Sure, but none of it is as simple as just saving what you need to at fixed points, and letting the console handle the suspend function.
Oh, and additionally: what happens when you softlock yourself by saving just as you’re about to die? Is the player to blame? Sure. Will they blame you anyway? You betcha.
Game state can be a tricky thing. By saving at certain points you just need to maintain a few things, like player health and inventory and which checkpoint they were at. And it’s only got worse the more things a game has to keep track of.
The solution was used by all last gen and current gen consoles and even the DS and 3DS, which is to suspend the game. This is fine, the Steam Deck can do this too. It’s not perfect. Power loss can lose the data, and some won’t let you play something else while another game is suspended. But for general use over short sessions, it’s alright.
It’s less useful on PC because it probably will crash the game anyway, and normally you’d want to use the PC for other things.
There’s only a handful of games that made me turn down from normal, but when I do it’s out of pure frustration and just wanting it to be over so I can play something else.

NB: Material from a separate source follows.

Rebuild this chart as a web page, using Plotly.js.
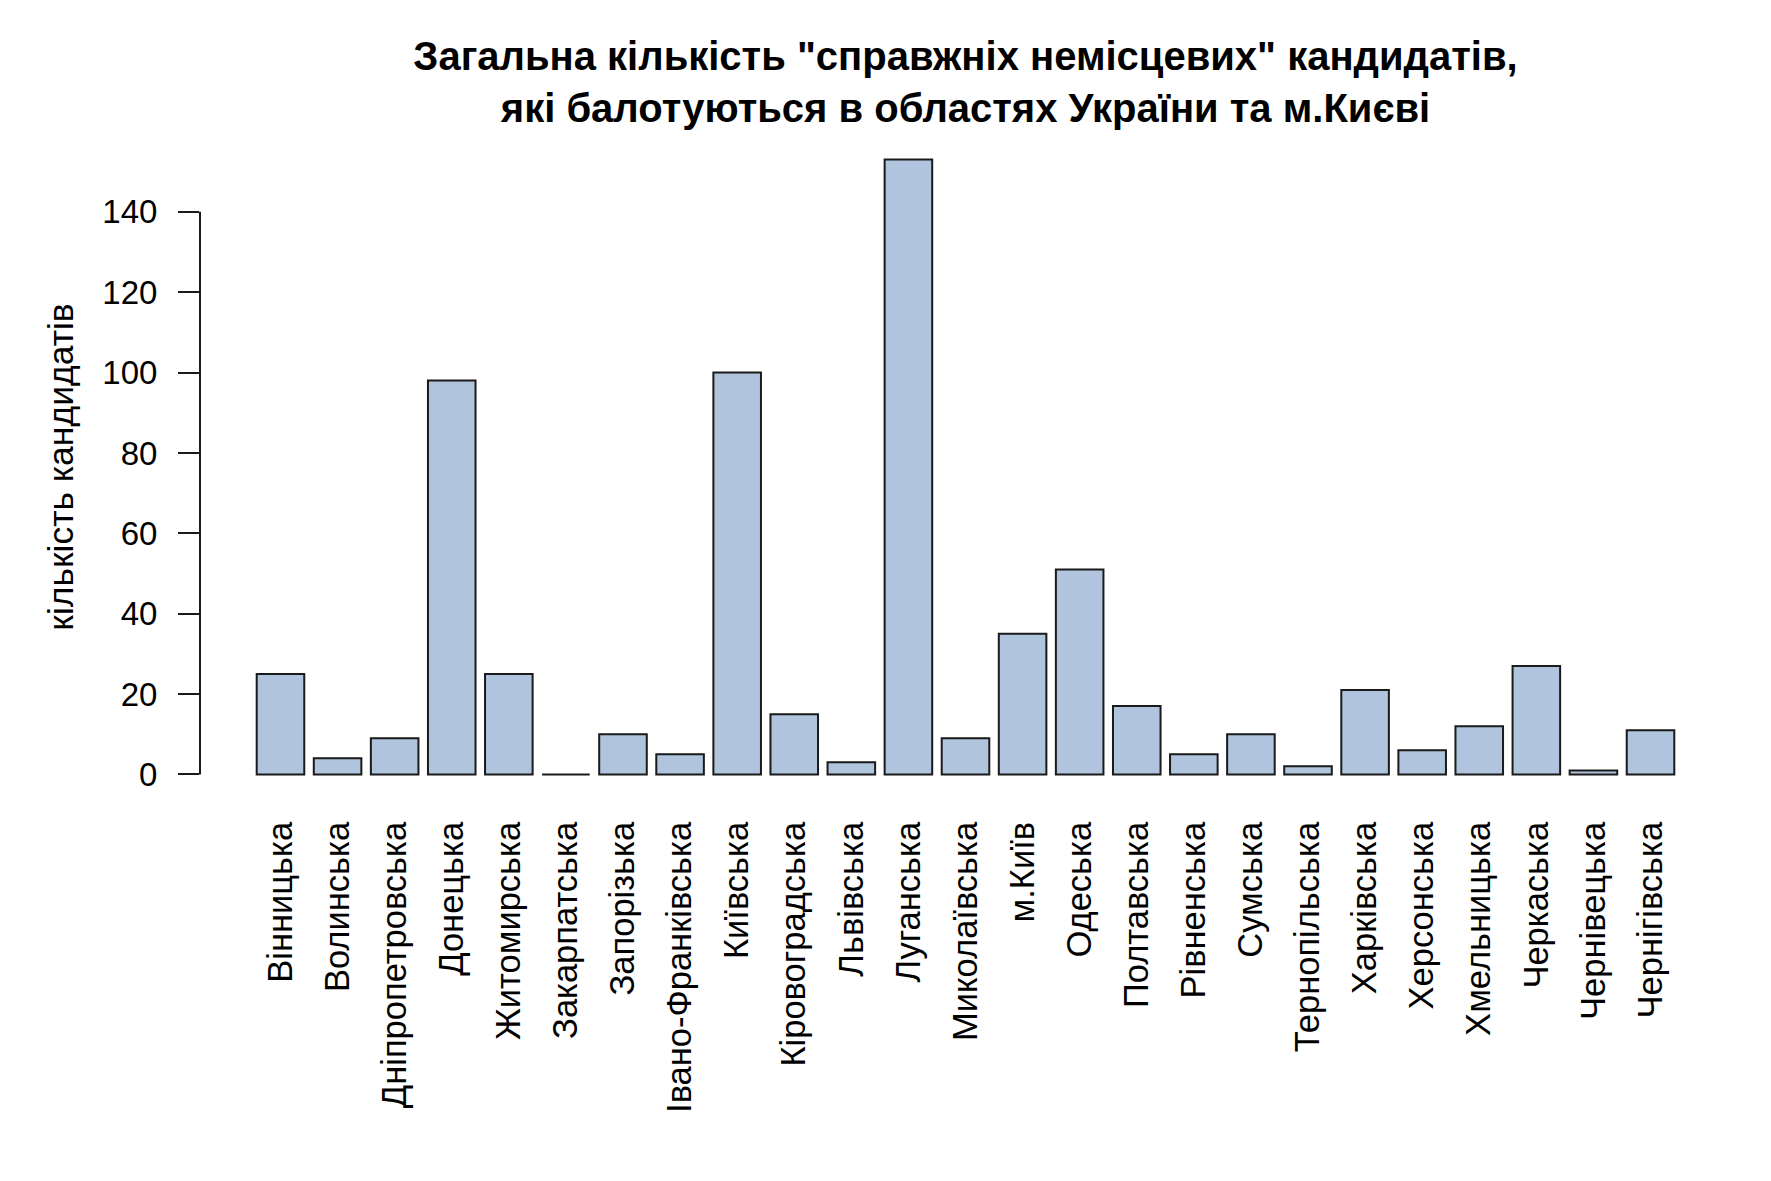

The end of the Control Foundation DLC comes to mind. There was a fight that was a red room, with red enemies, red health bars, and bullshit instadeath mechanics. Man, fuck that.
I don’t think it’s the difficulty of games that makes them take so long for me. Just that everything is so bloated now. There’s so much to do, but so little of it actually adds to the experience.
I appreciate that a lot of games have realised this and let you differentiate between “go this way to see the end of the game” and “here is some bullshit if you’re not getting another game until Christmas”.
Like sure, I could deliver every parcel in Death Stranding, and really get into the class fantasy of being a post apocalyptic Deliveroo driver, but I’m just mainlining the story quests at this point. Which is taking long enough on its own.